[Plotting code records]
▼

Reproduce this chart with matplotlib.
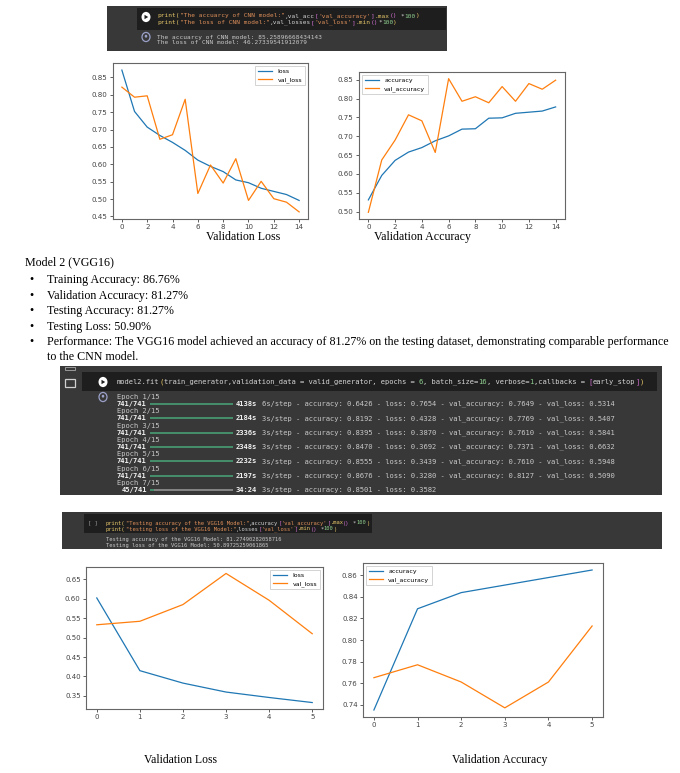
import matplotlib
matplotlib.use('Agg')
import matplotlib.pyplot as plt
from matplotlib.patches import Rectangle, Circle, Polygon
from matplotlib.lines import Line2D

# ---------------- data ----------------
cnn_epochs = list(range(15))
cnn_loss = [0.871, 0.752, 0.707, 0.683, 0.663, 0.640, 0.612, 0.594, 0.579, 0.555, 0.547, 0.531, 0.522, 0.513, 0.496]
cnn_val_loss = [0.822, 0.793, 0.797, 0.672, 0.685, 0.787, 0.516, 0.598, 0.546, 0.616, 0.496, 0.551, 0.501, 0.491, 0.463]
cnn_acc = [0.531, 0.596, 0.636, 0.658, 0.670, 0.688, 0.701, 0.719, 0.720, 0.748, 0.749, 0.761, 0.764, 0.767, 0.778]
cnn_val_acc = [0.498, 0.637, 0.690, 0.757, 0.741, 0.657, 0.853, 0.793, 0.805, 0.789, 0.832, 0.793, 0.840, 0.825, 0.849]

vgg_epochs = list(range(6))
vgg_loss = [0.602, 0.415, 0.383, 0.360, 0.346, 0.333]
vgg_val_loss = [0.533, 0.542, 0.585, 0.665, 0.596, 0.510]
vgg_acc = [0.735, 0.829, 0.844, 0.851, 0.858, 0.865]
vgg_val_acc = [0.765, 0.777, 0.761, 0.737, 0.761, 0.813]

cnn_xticks = [0, 2, 4, 6, 8, 10, 12, 14]
vgg_xticks = [0, 1, 2, 3, 4, 5]

bullets = ["Training Accuracy: 86.76%",
           "Validation Accuracy: 81.27%",
           "Testing Accuracy: 81.27%",
           "Testing Loss: 50.90%",
           "Performance: The VGG16 model achieved an accuracy of 81.27% on the testing dataset, demonstrating comparable performance"]
bullet_cont = "to the CNN model."

log_epoch_labels = ["Epoch 1/15", "Epoch 2/15", "Epoch 3/15", "Epoch 4/15", "Epoch 5/15", "Epoch 6/15", "Epoch 7/15"]
log_steps = ["741/741", "741/741", "741/741", "741/741", "741/741", "741/741", " 45/741"]
log_times = ["4138s", "2184s", "2336s", "2348s", "2232s", "2197s", "34:24"]
log_rest = [" 6s/step - accuracy: 0.6426 - loss: 0.7654 - val_accuracy: 0.7649 - val_loss: 0.5314",
            " 3s/step - accuracy: 0.8192 - loss: 0.4328 - val_accuracy: 0.7769 - val_loss: 0.5407",
            " 3s/step - accuracy: 0.8395 - loss: 0.3870 - val_accuracy: 0.7610 - val_loss: 0.5841",
            " 3s/step - accuracy: 0.8470 - loss: 0.3692 - val_accuracy: 0.7371 - val_loss: 0.6632",
            " 3s/step - accuracy: 0.8555 - loss: 0.3439 - val_accuracy: 0.7610 - val_loss: 0.5948",
            " 3s/step - accuracy: 0.8676 - loss: 0.3280 - val_accuracy: 0.8127 - val_loss: 0.5090",
            " 3s/step - accuracy: 0.8501 - loss: 0.3582"]

# ---------------- figure helpers ----------------
W, H = 680, 773
fig = plt.figure(figsize=(W / 100, H / 100), dpi=100)
fig.patch.set_facecolor('white')
renderer = fig.canvas.get_renderer()

MONO = 'DejaVu Sans Mono'
SERIF = 'Liberation Serif'


def add_ax(l, t, r, b):
    return fig.add_axes([l / W, 1 - b / H, (r - l) / W, (b - t) / H])


def rect(l, t, r, b, color, z=0):
    fig.patches.append(Rectangle((l / W, 1 - b / H), (r - l) / W, (b - t) / H,
                                 transform=fig.transFigure, facecolor=color,
                                 edgecolor='none', zorder=z))


def hline(x0, x1, y, color, lw):
    fig.lines.append(Line2D([x0 / W, x1 / W], [1 - y / H, 1 - y / H], transform=fig.transFigure,
                            color=color, lw=lw, solid_capstyle='butt'))


_adv_cache = {}


def char_adv(size, weight='normal'):
    key = (size, weight)
    if key not in _adv_cache:
        ws = []
        for n in (20, 120):
            t = fig.text(0, 0, 'x' * n, fontsize=size, family=MONO, fontweight=weight)
            ws.append(t.get_window_extent(renderer).width)
            t.remove()
        _adv_cache[key] = (ws[1] - ws[0]) / 100.0
    return _adv_cache[key]


def code_line(x, y, segs, size):
    """segs: list of (text, color[, weight]); monospace columns positioned by measured advance."""
    adv = char_adv(size)
    attrs = []
    for s, c, *w in segs:
        wt = w[0] if w else 'normal'
        attrs.extend([(ch, c, wt) for ch in s])
    i = 0
    n = len(attrs)
    while i < n:
        ch, c, wt = attrs[i]
        if ch == ' ':
            i += 1
            continue
        j = i
        while j < n and attrs[j][1] == c and attrs[j][2] == wt:
            j += 1
        run = ''.join(a[0] for a in attrs[i:j]).rstrip()
        fig.text((x + i * adv) / W, 1 - y / H, run, color=c, fontsize=size, family=MONO,
                 va='center', ha='left', fontweight=wt)
        i = j


def play_icon(x, y, r=4.5):
    fig.patches.append(Circle((x / W, 1 - y / H), r / W, transform=fig.transFigure,
                              facecolor='white', edgecolor='none', zorder=3))
    tri = [((x - 1.5) / W, 1 - (y - 2.2) / H), ((x - 1.5) / W, 1 - (y + 2.2) / H),
           ((x + 2.2) / W, 1 - y / H)]
    fig.patches.append(Polygon(tri, closed=True, transform=fig.transFigure,
                               facecolor='#1e1e1e', edgecolor='none', zorder=4))


def out_icon(x, y, r=4.0):
    fig.patches.append(Circle((x / W, 1 - y / H), r / W, transform=fig.transFigure,
                              facecolor='none', edgecolor='#9aa0c8', lw=0.9, zorder=3))
    fig.patches.append(Circle((x / W, 1 - (y - 0.8) / H), 1.3 / W, transform=fig.transFigure,
                              facecolor='#9aa0c8', edgecolor='none', zorder=3))


YEL = '#e8c86a'
STR = '#e0905a'
VAR = '#d4d4d4'
PUR = '#d070d0'
NUM = '#8fcf8f'
OUT = '#c8c8c8'

# ---------------- code cell 1 ----------------
rect(107, 6, 447, 51, '#383838')
rect(137, 8, 446, 30, '#1e1e1e', z=1)
play_icon(146, 17)
cs = 4.4
code_line(157, 16, [("print", YEL), ("(", YEL), ('"The accuarcy of CNN model:"', STR), (",val_acc", VAR),
                    ("[", PUR), ("'val_accuracy'", STR), ("]", PUR), (".max", YEL), ("()", PUR),
                    (" *", VAR), ("100", NUM), (")", YEL)], cs)
code_line(157, 22.5, [("print", YEL), ("(", YEL), ('"The loss of CNN model:"', STR), (",val_losses", VAR),
                      ("[", PUR), ("'val_loss'", STR), ("]", PUR), (".min", YEL), ("()", PUR),
                      ("*", VAR), ("100", NUM), (")", YEL)], cs)
out_icon(146, 37)
code_line(157, 37, [("The accuarcy of CNN model: 85.25896668434143", OUT)], cs)
code_line(157, 43, [("The loss of CNN model: 46.27339541912079", OUT)], cs)


# ---------------- chart helper ----------------
def style_ax(ax, xticks, lsize):
    for sp in ax.spines.values():
        sp.set_color('#666666')
        sp.set_linewidth(0.8)
    ax.tick_params(labelsize=lsize, length=2.5, width=0.6, colors='#444444', pad=1.3)
    ax.set_xticks(xticks)


def draw(ax, x, a, b, la, lb, xticks, loc, lsize):
    ax.plot(x, a, color='#1f77b4', lw=0.9, label=la)
    ax.plot(x, b, color='#ff7f0e', lw=0.9, label=lb)
    style_ax(ax, xticks, lsize)
    leg = ax.legend(loc=loc, fontsize=4.5, handlelength=2.3, borderpad=0.45,
                    labelspacing=0.35, handletextpad=0.8, fancybox=False, framealpha=1)
    leg.get_frame().set_edgecolor('#cccccc')
    leg.get_frame().set_linewidth(0.6)


ax1 = add_ax(113, 63, 308, 219)
draw(ax1, cnn_epochs, cnn_loss, cnn_val_loss, 'loss', 'val_loss', cnn_xticks, 'upper right', 5.1)
ax2 = add_ax(359, 72, 565, 219)
draw(ax2, cnn_epochs, cnn_acc, cnn_val_acc, 'accuracy', 'val_accuracy', cnn_xticks, 'upper left', 5.1)

fig.text(243 / W, 1 - 237 / H, "Validation Loss", family=SERIF, fontsize=8.6, ha='center', va='center')
fig.text(422 / W, 1 - 236.5 / H, "Validation Accuracy", family=SERIF, fontsize=8.6, ha='center', va='center')

# ---------------- body text ----------------
BS = 8.65
fig.text(25 / W, 1 - 262 / H, "Model 2 (VGG16)", family=SERIF, fontsize=BS, ha='left', va='center')
ys = [280, 296, 311, 327, 342]
for y, t in zip(ys, bullets):
    fig.text(29 / W, 1 - y / H, "\u2022", family=SERIF, fontsize=BS, ha='left', va='center')
    fig.text(47 / W, 1 - y / H, t, family=SERIF, fontsize=BS, ha='left', va='center')
fig.text(47 / W, 1 - 357 / H, bullet_cont, family=SERIF, fontsize=BS, ha='left', va='center')

# ---------------- code cell 2 (training log) ----------------
rect(60, 366, 662, 495, '#383838')
rect(82, 372, 657, 391, '#1e1e1e', z=1)
# folder icon
fig.patches.append(Rectangle((65 / W, 1 - 387 / H), 10 / W, 8 / H, transform=fig.transFigure,
                             facecolor='none', edgecolor='#d0d0d0', lw=0.9, zorder=3))
fig.patches.append(Rectangle((65 / W, 1 - 370 / H), 10 / W, 3 / H, transform=fig.transFigure,
                             facecolor='none', edgecolor='#9a9a9a', lw=0.7, zorder=3))
play_icon(103, 382)
ls = 5.15
code_line(117, 382, [("model2.fit", VAR), ("(", YEL), ("train_generator,validation_data = valid_generator, epochs = ", VAR),
                     ("6", NUM), (", batch_size=", VAR), ("16", NUM), (", verbose=", VAR), ("1", NUM),
                     (",callbacks = ", VAR), ("[", PUR), ("early_stop", VAR), ("]", PUR), (")", YEL)], ls)
out_icon(103, 397)
y0 = 397
dy = 7.15
GAP = 21
adv_l = char_adv(ls)
for i in range(len(log_epoch_labels)):
    ye = y0 + 2 * i * dy
    ys2 = ye + dy
    code_line(117, ye, [(log_epoch_labels[i], OUT)], ls)
    code_line(117, ys2, [(log_steps[i], '#f0f0f0', 'bold'), (' ' * GAP, OUT),
                         (log_times[i], '#f0f0f0', 'bold'), (log_rest[i], OUT)], ls)
    bx0 = 117 + (len(log_steps[i]) + 0.8) * adv_l
    bx1 = 117 + (len(log_steps[i]) + GAP - 0.6) * adv_l
    if i < len(log_epoch_labels) - 1:
        hline(bx0, bx1, ys2, '#4aa87a', 1.1)
    else:
        hline(bx0, bx0 + 4, ys2, '#4aa87a', 1.1)
        hline(bx0 + 4, bx1, ys2, '#9a9a9a', 1.1)

# ---------------- code cell 3 ----------------
rect(62, 512, 662, 549, '#383838')
rect(84, 514, 372, 533, '#1e1e1e', z=1)
cs3 = 3.9
code_line(88, 523, [("[ ]", '#a0a0a0')], cs3)
code_line(106, 523, [("print", YEL), ("(", YEL), ('"Testing accuracy of the VGG16 Model:"', STR), (",accuracy", VAR),
                     ("[", PUR), ("'val_accuracy'", STR), ("]", PUR), (".max", YEL), ("()", PUR),
                     (" *", VAR), ("100", NUM), (")", YEL)], cs3)
code_line(106, 529, [("print", YEL), ("(", YEL), ('"testing loss of the VGG16 Model:"', STR), (",losses", VAR),
                     ("[", PUR), ("'val_loss'", STR), ("]", PUR), (".min", YEL), ("()", PUR),
                     (" *", VAR), ("100", NUM), (")", YEL)], cs3)
code_line(106, 540, [("Testing accuracy of the VGG16 Model: 81.27490282058716", OUT)], cs3)
code_line(106, 545, [("Testing loss of the VGG16 Model: 50.89725259061865", OUT)], cs3)

# ---------------- bottom charts ----------------
ax3 = add_ax(86, 567, 323, 709)
draw(ax3, vgg_epochs, vgg_loss, vgg_val_loss, 'loss', 'val_loss', vgg_xticks, 'upper right', 5.0)
ax4 = add_ax(363, 563, 603, 717)
draw(ax4, vgg_epochs, vgg_acc, vgg_val_acc, 'accuracy', 'val_accuracy', vgg_xticks, 'upper left', 5.0)

fig.text(180 / W, 1 - 760 / H, "Validation Loss", family=SERIF, fontsize=8.4, ha='center', va='center')
fig.text(500 / W, 1 - 760 / H, "Validation Accuracy", family=SERIF, fontsize=8.4, ha='center', va='center')

fig.savefig('out.png', dpi=100)
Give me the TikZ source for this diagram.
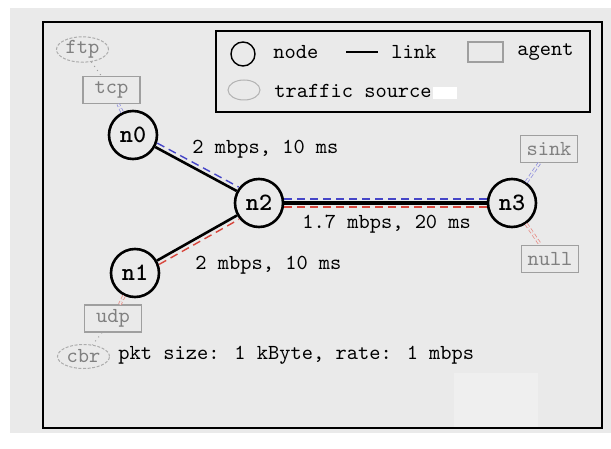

▲

#### [What you should do]
Pictures are excluded; extract exactly the lines from the start of the data through the line that holds "vgg_val_acc = [0.765, 0.777, 0.761, 0.737, 0.761, 0.813]", both ends included.

#### [Answer to this exercise]
Reproduce this chart with matplotlib.
import matplotlib
matplotlib.use('Agg')
import matplotlib.pyplot as plt
from matplotlib.patches import Rectangle, Circle, Polygon
from matplotlib.lines import Line2D

# ---------------- data ----------------
cnn_epochs = list(range(15))
cnn_loss = [0.871, 0.752, 0.707, 0.683, 0.663, 0.640, 0.612, 0.594, 0.579, 0.555, 0.547, 0.531, 0.522, 0.513, 0.496]
cnn_val_loss = [0.822, 0.793, 0.797, 0.672, 0.685, 0.787, 0.516, 0.598, 0.546, 0.616, 0.496, 0.551, 0.501, 0.491, 0.463]
cnn_acc = [0.531, 0.596, 0.636, 0.658, 0.670, 0.688, 0.701, 0.719, 0.720, 0.748, 0.749, 0.761, 0.764, 0.767, 0.778]
cnn_val_acc = [0.498, 0.637, 0.690, 0.757, 0.741, 0.657, 0.853, 0.793, 0.805, 0.789, 0.832, 0.793, 0.840, 0.825, 0.849]

vgg_epochs = list(range(6))
vgg_loss = [0.602, 0.415, 0.383, 0.360, 0.346, 0.333]
vgg_val_loss = [0.533, 0.542, 0.585, 0.665, 0.596, 0.510]
vgg_acc = [0.735, 0.829, 0.844, 0.851, 0.858, 0.865]
vgg_val_acc = [0.765, 0.777, 0.761, 0.737, 0.761, 0.813]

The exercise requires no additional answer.